Now multiply Kirby by up to ten. That’s what you get in Kirby Mass Attack. It’s a Kirby tsunami. A mob of Kirbys, wilding, hooliganning. It’s like the London riots, but more pink, with fewer socio-economic implications, and less property damage (although fairly late in the game, the Kirbys — Philistines, all of them — demonstrate a hostility to art by tearing down paintings in a mansion). It’s not a pretty sight when these Kirbys frenzy at a living creature. They charge at it and surround it. They’re biting or punching. I can’t really tell. It’s just a terrible throbbing pink mass. Whatever’s under there must be very unhappy. It’s like a scene from Willard, but hairless.

Of course, the individual Kirbys are deceptively adorable in an almost Patapon way. How they put on a determined face as they swim against the current or how they’ll fearfully peer over a precipice or how they’ll turn around to declare something final, chipper, and Japanese before disappearing into a doorway.
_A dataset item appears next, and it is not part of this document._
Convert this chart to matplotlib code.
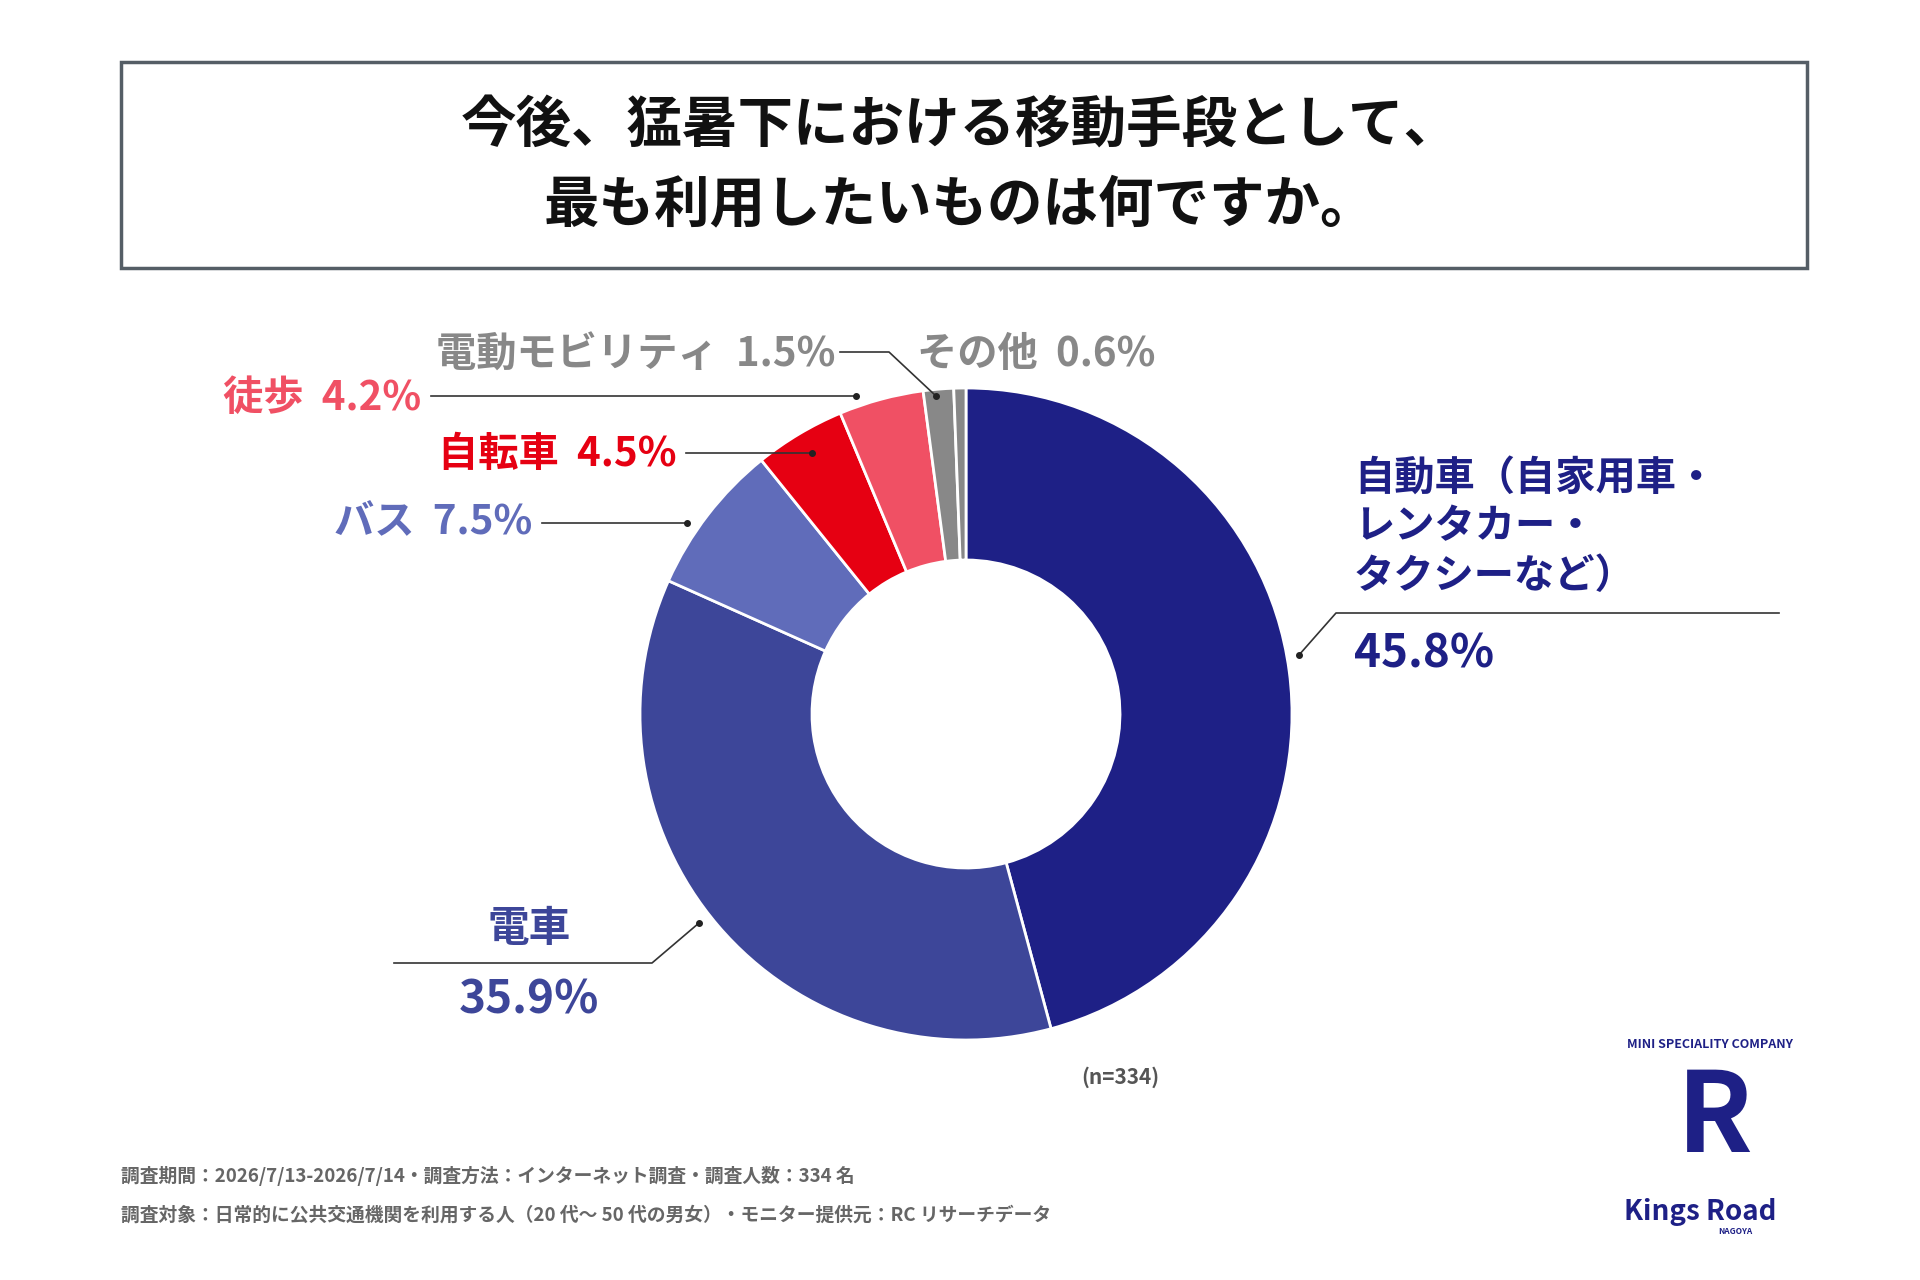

Sometimes a Kirby dies and his pale soul collapses before wafting up toward whatever Kirbys believe is waiting for them after death, somewhere over the top of the screen. At those moments, I rage rage against the dying of the light and frantically tap on the wayward Kirbysoul. His companions frenzy at the soul to bring it back to life, much like Ed Marris beating on Mary Elizabeth Mastrantonio’s chest in The Abyss. It’s touching, really. You’d expect a collectivist entity like the Kirbymass wouldn’t mind the loss of one or two of its members. Not so. Even the Kirbymass understands the value of a single life.

And the game itself is truly wonderful, as if to distract you from the horror of the Kirbys’ insatiable appetite and their single-minded obsession with reaching whatever point on the screen you’ve tapped with your stylus. Kirby Mass Attack is a metaphor for hunger, or blind devotion, or the overbearing power of social mores, or maybe post 9/11 patriotism, or the economic collapse of Greece, or Rebecca Black’s latest single, or the premiere of this fall’s network television shows. It’s terrible to behold, but at least it makes for a damn fine game that has single-handedly managed to make my Nintendo DS relevant again.